This article is part of Morningstar's "Perspectives" series, written by third-party contributors.
In his first act as Bank of England governor in August 2013, Mark Carney formally introduced forward guidance to the Bank’s toolkit. The Bank committed to not increasing interest rates at least until unemployment fell below 7%, at the time it was 7.7%. There are two important features of this form of guidance: first, it links policy to the state of the economy; second, it commits the Bank to a particular path of policy.
This is sometimes known as state-contingent Odyssean guidance, because it ties the hands of the central bank. The idea is that this can help to provide extra stimulus when interest rates can’t be pushed any lower, by reassuring people that even when the economy recovers monetary policy will not be tightened rapidly. As the economy recovered, and the Bank started to consider tightening monetary policy, the form of guidance it used changed significantly.

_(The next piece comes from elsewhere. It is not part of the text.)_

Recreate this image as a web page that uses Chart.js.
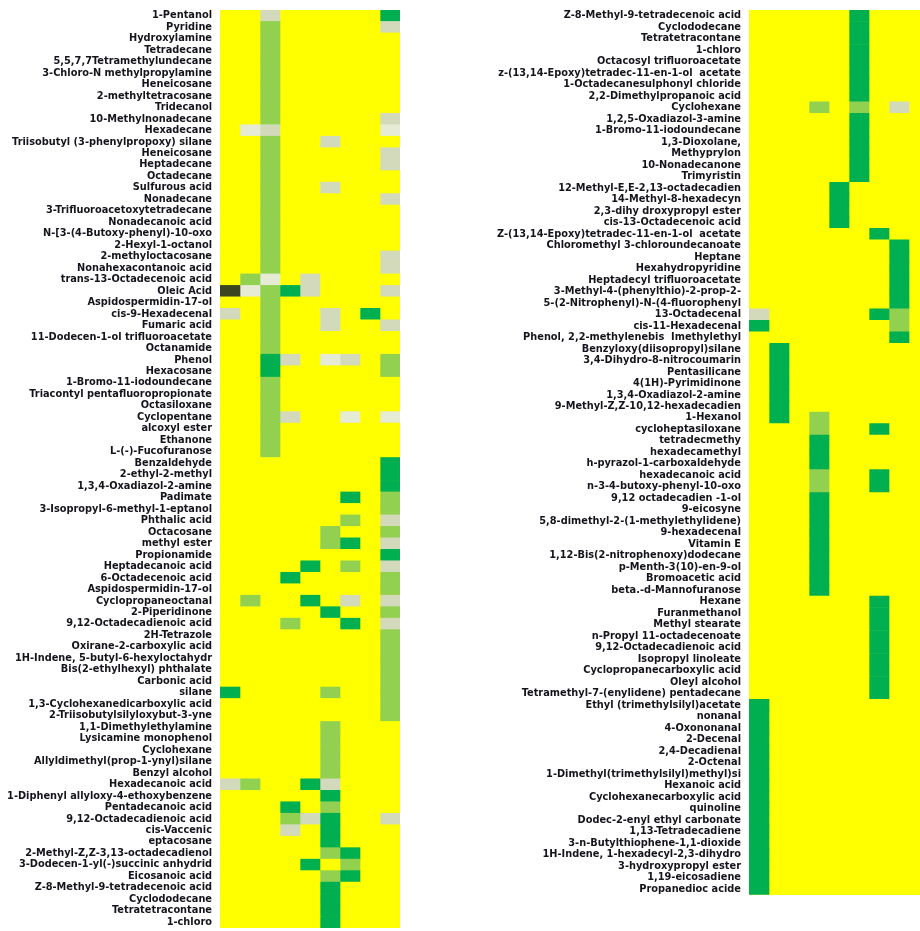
<!DOCTYPE html>
<html>
<head>
<meta charset="utf-8">
<script src="https://cdn.jsdelivr.net/npm/chart.js@4.4.1/dist/chart.umd.min.js"></script>
<style>
  html, body { margin: 0; padding: 0; background: #fff; width: 920px; height: 931px; overflow: hidden; }
  .panel { position: absolute; top: 0; }
  #left { left: 0; }
  #right { left: 440px; }
</style>
</head>
<body>
<canvas id="left" class="panel" width="400" height="931"></canvas>
<canvas id="right" class="panel" width="489" height="900"></canvas>
<script>
// Compounds of the first panel, top to bottom
const leftCompounds = [
  "1-Pentanol", "Pyridine", "Hydroxylamine", "Tetradecane", "5,5,7,7Tetramethylundecane",
  "3-Chloro-N methylpropylamine", "Heneicosane", "2-methyltetracosane", "Tridecanol", "10-Methylnonadecane",
  "Hexadecane", "Triisobutyl (3-phenylpropoxy) silane", "Heneicosane", "Heptadecane", "Octadecane",
  "Sulfurous acid", "Nonadecane", "3-Trifluoroacetoxytetradecane", "Nonadecanoic acid", "N-[3-(4-Butoxy-phenyl)-10-oxo",
  "2-Hexyl-1-octanol", "2-methyloctacosane", "Nonahexacontanoic acid", "trans-13-Octadecenoic acid", "Oleic Acid",
  "Aspidospermidin-17-ol", "cis-9-Hexadecenal", "Fumaric acid", "11-Dodecen-1-ol trifluoroacetate", "Octanamide",
  "Phenol", "Hexacosane", "1-Bromo-11-iodoundecane", "Triacontyl pentafluoropropionate", "Octasiloxane",
  "Cyclopentane", "alcoxyl ester", "Ethanone", "L-(-)-Fucofuranose", "Benzaldehyde",
  "2-ethyl-2-methyl", "1,3,4-Oxadiazol-2-amine", "Padimate", "3-Isopropyl-6-methyl-1-eptanol", "Phthalic acid",
  "Octacosane", "methyl ester", "Propionamide", "Heptadecanoic acid", "6-Octadecenoic acid",
  "Aspidospermidin-17-ol", "Cyclopropaneoctanal", "2-Piperidinone", "9,12-Octadecadienoic acid", "2H-Tetrazole",
  "Oxirane-2-carboxylic acid", "1H-Indene, 5-butyl-6-hexyloctahydr", "Bis(2-ethylhexyl) phthalate", "Carbonic acid", "silane",
  "1,3-Cyclohexanedicarboxylic acid", "2-Triisobutylsilyloxybut-3-yne", "1,1-Dimethylethylamine", "Lysicamine monophenol", "Cyclohexane",
  "Allyldimethyl(prop-1-ynyl)silane", "Benzyl alcohol", "Hexadecanoic acid", "1-Diphenyl allyloxy-4-ethoxybenzene", "Pentadecanoic acid",
  "9,12-Octadecadienoic acid", "cis-Vaccenic", "eptacosane", "2-Methyl-Z,Z-3,13-octadecadienol", "3-Dodecen-1-yl(-)succinic anhydrid",
  "Eicosanoic acid", "Z-8-Methyl-9-tetradecenoic acid", "Cyclododecane", "Tetratetracontane", "1-chloro"
];

// Intensity level per sample column (9 columns), one string per compound:
// 0 absent, 1 trace, 2 low, 3 medium, 4 high, 5 very high
const leftLevels = [
  "002000004", "003000002", "003000000", "003000000", "003000000",
  "003000000", "003000000", "003000000", "003000000", "003000002",
  "012000001", "003002000", "003000002", "003000002", "003000000",
  "003002000", "003000002", "003000000", "003000000", "003000000",
  "003000000", "003000002", "003000002", "031020000", "513420002",
  "003000000", "203002040", "003002002", "003000000", "003000000",
  "004201203", "004000003", "003000000", "003000000", "003000000",
  "003200101", "003000000", "003000000", "003000000", "000000004",
  "000000004", "000000004", "000000403", "000000003", "000000302",
  "000003003", "000003402", "000000004", "000040302", "000400003",
  "000000003", "030040202", "000004003", "000300402", "000000003",
  "000000003", "000000003", "000000003", "000000003", "400003003",
  "000000003", "000000003", "000003000", "000003000", "000003000",
  "000003000", "000003000", "230042000", "000004000", "000403000",
  "000324002", "000204000", "000004000", "000003400", "000040300",
  "000003400", "000004000", "000004000", "000004000", "000004000"
];

// Compounds of the second panel, top to bottom
const rightCompounds = [
  "Z-8-Methyl-9-tetradecenoic acid", "Cyclododecane", "Tetratetracontane", "1-chloro", "Octacosyl trifluoroacetate",
  "z-(13,14-Epoxy)tetradec-11-en-1-ol  acetate", "1-Octadecanesulphonyl chloride", "2,2-Dimethylpropanoic acid", "Cyclohexane", "1,2,5-Oxadiazol-3-amine",
  "1-Bromo-11-iodoundecane", "1,3-Dioxolane,", "Methyprylon", "10-Nonadecanone", "Trimyristin",
  "12-Methyl-E,E-2,13-octadecadien", "14-Methyl-8-hexadecyn", "2,3-dihy droxypropyl ester", "cis-13-Octadecenoic acid", "Z-(13,14-Epoxy)tetradec-11-en-1-ol  acetate",
  "Chloromethyl 3-chloroundecanoate", "Heptane", "Hexahydropyridine", "Heptadecyl trifluoroacetate", "3-Methyl-4-(phenylthio)-2-prop-2-",
  "5-(2-Nitrophenyl)-N-(4-fluorophenyl", "13-Octadecenal", "cis-11-Hexadecenal", "Phenol, 2,2-methylenebis  Imethylethyl", "Benzyloxy(diisopropyl)silane",
  "3,4-Dihydro-8-nitrocoumarin", "Pentasilicane", "4(1H)-Pyrimidinone", "1,3,4-Oxadiazol-2-amine", "9-Methyl-Z,Z-10,12-hexadecadien",
  "1-Hexanol", "cycloheptasiloxane", "tetradecmethy", "hexadecamethyl", "h-pyrazol-1-carboxaldehyde",
  "hexadecanoic acid", "n-3-4-butoxy-phenyl-10-oxo", "9,12 octadecadien -1-ol", "9-eicosyne", "5,8-dimethyl-2-(1-methylethylidene)",
  "9-hexadecenal", "Vitamin E", "1,12-Bis(2-nitrophenoxy)dodecane", "p-Menth-3(10)-en-9-ol", "Bromoacetic acid",
  "beta.-d-Mannofuranose", "Hexane", "Furanmethanol", "Methyl stearate", "n-Propyl 11-octadecenoate",
  "9,12-Octadecadienoic acid", "Isopropyl linoleate", "Cyclopropanecarboxylic acid", "Oleyl alcohol", "Tetramethyl-7-(enylidene) pentadecane",
  "Ethyl (trimethylsilyl)acetate", "nonanal", "4-Oxononanal", "2-Decenal", "2,4-Decadienal",
  "2-Octenal", "1-Dimethyl(trimethylsilyl)methyl)si", "Hexanoic acid", "Cyclohexanecarboxylic acid", "quinoline",
  "Dodec-2-enyl ethyl carbonate", "1,13-Tetradecadiene", "3-n-Butylthiophene-1,1-dioxide", "1H-Indene, 1-hexadecyl-2,3-dihydro", "3-hydroxypropyl ester",
  "1,19-eicosadiene", "Propanedioc acide"
];

const rightLevels = [
  "000004000", "000004000", "000004000", "000004000", "000004000",
  "000004000", "000004000", "000004000", "000303020", "000004000",
  "000004000", "000004000", "000004000", "000004000", "000004000",
  "000040000", "000040000", "000040000", "000040000", "000000400",
  "000000040", "000000040", "000000040", "000000040", "000000040",
  "000000040", "200000430", "400000030", "000000040", "040000000",
  "040000000", "040000000", "040000000", "040000000", "040000000",
  "040300000", "000300400", "000400000", "000400000", "000400000",
  "000300400", "000300400", "000400000", "000400000", "000400000",
  "000400000", "000400000", "000400000", "000400000", "000400000",
  "000400000", "000000400", "000000400", "000000400", "000000400",
  "000000400", "000000400", "000000400", "000000400", "000000400",
  "400000000", "400000000", "400000000", "400000000", "400000000",
  "400000000", "400000000", "400000000", "400000000", "400000000",
  "400000000", "400000000", "400000000", "400000000", "400000000",
  "400000000", "400000000"
];

// Colour for each intensity level
const levelColors = ["#ffff00", "#e6ebd6", "#d3dabb", "#92d050", "#00b050", "#3b4620"];
const columnCount = 9;

// Paints the plot area yellow so cell seams never show white
const plotBackground = {
  id: 'plotBackground',
  beforeDatasetsDraw(chart) {
    const a = chart.chartArea, ctx = chart.ctx;
    ctx.save();
    ctx.fillStyle = levelColors[0];
    ctx.fillRect(a.left, a.top, a.right - a.left, a.bottom - a.top);
    ctx.restore();
  }
};

function heatmap(canvasId, compounds, levels, axisWidth, padBottom) {
  const datasets = [];
  for (let c = 0; c < columnCount; c++) {
    datasets.push({
      data: compounds.map(() => [c, c + 1]),
      backgroundColor: levels.map(row => levelColors[+row[c]]),
      borderWidth: 0,
      grouped: false,
      barPercentage: 1,
      categoryPercentage: 1
    });
  }
  return new Chart(document.getElementById(canvasId), {
    type: 'bar',
    data: { labels: compounds, datasets },
    options: {
      indexAxis: 'y',
      responsive: false,
      animation: false,
      devicePixelRatio: 1,
      layout: { padding: { top: 10, bottom: padBottom, left: 0, right: 0 } },
      plugins: { legend: { display: false }, tooltip: { enabled: false } },
      scales: {
        x: { display: false, min: 0, max: columnCount },
        y: {
          afterFit(scale) {
            scale.width = axisWidth;
            scale.paddingTop = 0;
            scale.paddingBottom = 0;
          },
          border: { display: false },
          grid: { display: false, drawTicks: false },
          ticks: {
            autoSkip: false,
            padding: 8,
            color: '#15131c',
            font: { family: 'DejaVu Sans, sans-serif', size: 9.8, weight: 'bold' }
          }
        }
      }
    },
    plugins: [plotBackground]
  });
}

heatmap('left', leftCompounds, leftLevels, 220, 3);
heatmap('right', rightCompounds, rightLevels, 309, 5.2);
</script>
</body>
</html>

From February 2014, the Bank started saying that it expected the equilibrium level of interest rates to remain lower than the past and, as such, it expected its hiking cycle to be “limited and gradual”. This is sometimes known as Delphic forward guidance, as it only amounts to a forecast rather than any sort of commitment or promise.
This “limited and gradual” guidance still underpins the Bank’s policy stance, and is meant to help clarify the Bank’s reaction function and reduce uncertainty in the path of rates. Along with this guidance about the broad path of rates, the Bank also tends to provide Delphic guidance about the timing of its next policy move. For example, in July 2015, Carney hinted at a rate hike “around the turn of the year”, and the minutes of its September 2017 meeting noted that “some withdrawal of monetary stimulus is likely to be appropriate over the coming months”.
It is this form of guidance that seems to get most attention, especially as the Bank has typically not followed through on this guidance. This “inaccuracy” has seen Carney called an “unreliable boyfriend” by some, and, more seriously, may hurt the Bank’s credibility, especially as the point of Delphic guidance is to reduce uncertainty. However, there is nothing necessarily wrong with policymakers changing their minds as the economy evolves.
True credibility ultimately comes from doing the right thing to meet objectives, not following through on guidance that may no longer be appropriate. Thus, it is often far more important to watch the evolution of data rather than the utterances of individual policymakers in predicting monetary policy. And on the basis of the recovery of UK data in the second quarter, we continue to expect the Bank to hike rates again in August.
The Bank of England provided another form of guidance at its last policy meeting, signalling that it planned to start the process of running down the size of its balance sheet when Bank rate reaches 1.5%. Not only does this provide explicit guidance about balance sheet policy, it also provides some guidance about how low the Bank thinks interest rates can fall.
When the Bank thought 0.5% represented the lower bound for rates, it suggested balance sheet unwind would start when rates reached 2%. This new guidance seems to imply the Bank now thinks 0% represents the lower bound, which may turn out to be significant in future downturns.